The concentration of car brands and car makers that began several years ago has radically changed the panorama of the car market, extending the range of opportunities for collaboration at different levels for an independent design house like Pininfarina.

In particular, Peugeot is no longer just a car maker, but an independent manufacturer, PSA, with two distinct brands: Peugeot on one side, with historical and strategic links with Pininfarina, and Citroën on the other, a name that evokes legendary cars that made their mark for innovative technical and styling content: today the dream of realising a Citroën has come true with the OSÉE, a very particular project, through which Pininfarina aimed to demonstrate its strategic interest in being considered as a potential all-round partner by PSA, for all its product ranges, at every possible level of collaboration: design, engineering and the production of niche models.




Pininfarina Birdcage 2005



Turin, June 23 2005. The Maserati Birdcage 75th, the prototype which commemorates the 75th anniversary of Pininfarina, is to take part in the Supercar Run to be held during the Goodwood Festival of Speed scheduled for June 24 to 26.

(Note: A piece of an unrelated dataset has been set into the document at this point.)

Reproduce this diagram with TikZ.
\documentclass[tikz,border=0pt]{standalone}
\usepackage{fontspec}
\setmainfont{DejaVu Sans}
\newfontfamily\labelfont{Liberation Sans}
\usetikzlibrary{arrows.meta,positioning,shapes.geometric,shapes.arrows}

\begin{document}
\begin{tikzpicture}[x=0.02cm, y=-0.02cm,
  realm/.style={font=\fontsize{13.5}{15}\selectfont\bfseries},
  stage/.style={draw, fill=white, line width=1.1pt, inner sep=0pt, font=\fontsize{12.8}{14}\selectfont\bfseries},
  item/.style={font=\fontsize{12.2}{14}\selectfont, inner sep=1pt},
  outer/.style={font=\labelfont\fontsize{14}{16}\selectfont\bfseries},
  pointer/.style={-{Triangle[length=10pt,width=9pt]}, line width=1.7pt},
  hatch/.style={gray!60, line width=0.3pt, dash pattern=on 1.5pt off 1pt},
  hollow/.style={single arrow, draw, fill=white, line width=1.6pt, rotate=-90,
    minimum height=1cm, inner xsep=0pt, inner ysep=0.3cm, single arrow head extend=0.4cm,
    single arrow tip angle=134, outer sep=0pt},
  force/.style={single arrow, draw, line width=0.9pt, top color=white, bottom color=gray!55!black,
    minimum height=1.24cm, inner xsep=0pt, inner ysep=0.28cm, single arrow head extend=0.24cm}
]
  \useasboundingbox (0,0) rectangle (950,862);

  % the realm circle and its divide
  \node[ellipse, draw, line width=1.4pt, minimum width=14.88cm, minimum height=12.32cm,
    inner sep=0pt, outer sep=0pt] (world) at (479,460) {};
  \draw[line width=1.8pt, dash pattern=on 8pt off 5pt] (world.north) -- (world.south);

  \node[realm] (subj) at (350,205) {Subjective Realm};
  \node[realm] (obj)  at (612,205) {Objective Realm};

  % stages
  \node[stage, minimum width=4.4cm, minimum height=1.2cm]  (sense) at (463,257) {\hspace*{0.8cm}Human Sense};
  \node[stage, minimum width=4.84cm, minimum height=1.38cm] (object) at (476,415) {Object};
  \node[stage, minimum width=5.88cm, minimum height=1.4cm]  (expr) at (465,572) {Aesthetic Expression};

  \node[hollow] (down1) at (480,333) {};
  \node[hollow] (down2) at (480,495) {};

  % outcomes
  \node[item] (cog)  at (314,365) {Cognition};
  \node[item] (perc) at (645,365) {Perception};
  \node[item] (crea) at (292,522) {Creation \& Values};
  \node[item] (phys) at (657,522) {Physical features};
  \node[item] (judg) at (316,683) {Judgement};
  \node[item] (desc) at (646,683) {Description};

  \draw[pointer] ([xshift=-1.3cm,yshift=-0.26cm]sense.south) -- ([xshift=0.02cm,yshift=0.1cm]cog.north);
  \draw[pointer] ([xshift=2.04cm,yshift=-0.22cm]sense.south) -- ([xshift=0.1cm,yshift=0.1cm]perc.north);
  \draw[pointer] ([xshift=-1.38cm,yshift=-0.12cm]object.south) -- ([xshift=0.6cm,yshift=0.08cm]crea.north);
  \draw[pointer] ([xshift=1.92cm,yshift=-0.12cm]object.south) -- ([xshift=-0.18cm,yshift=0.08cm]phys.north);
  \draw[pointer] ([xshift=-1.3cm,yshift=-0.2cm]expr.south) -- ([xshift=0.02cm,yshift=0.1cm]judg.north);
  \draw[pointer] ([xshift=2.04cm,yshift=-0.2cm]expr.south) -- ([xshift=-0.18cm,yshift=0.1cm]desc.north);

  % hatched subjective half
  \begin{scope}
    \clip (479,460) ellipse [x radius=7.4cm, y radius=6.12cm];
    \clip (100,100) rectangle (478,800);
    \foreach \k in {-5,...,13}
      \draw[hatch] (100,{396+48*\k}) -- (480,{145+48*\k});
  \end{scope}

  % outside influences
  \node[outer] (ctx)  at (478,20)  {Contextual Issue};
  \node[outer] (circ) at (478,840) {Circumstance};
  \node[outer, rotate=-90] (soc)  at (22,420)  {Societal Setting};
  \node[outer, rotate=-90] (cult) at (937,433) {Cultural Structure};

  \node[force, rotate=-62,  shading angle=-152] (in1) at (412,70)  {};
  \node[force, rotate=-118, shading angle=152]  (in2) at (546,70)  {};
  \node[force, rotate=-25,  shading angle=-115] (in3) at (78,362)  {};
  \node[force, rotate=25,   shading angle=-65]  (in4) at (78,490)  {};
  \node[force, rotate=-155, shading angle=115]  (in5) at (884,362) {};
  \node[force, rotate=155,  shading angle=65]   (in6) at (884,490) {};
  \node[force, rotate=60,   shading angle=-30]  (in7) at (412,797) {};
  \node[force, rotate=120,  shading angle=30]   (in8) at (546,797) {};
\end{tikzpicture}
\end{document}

Based on Maserati tradition and cutting edge mechanical technology, and created in collaboration with Motorola, the Maserati Birdcage 75th won the “Best Concept” award in the Editors’ Choice Awards at the 2005 Geneva Motor Show, where it made its debut, and made it onto the list of the 10 “coolest concept cars” of 2005 drawn up by Forbes.

Other cars taking part in the Goodwood Festival include the Alfa Romeo Brera, a 2+2 coupé developed in collaboration with Italdesign-Giugiaro and set to be produced by Pininfarina from the second half of 2005.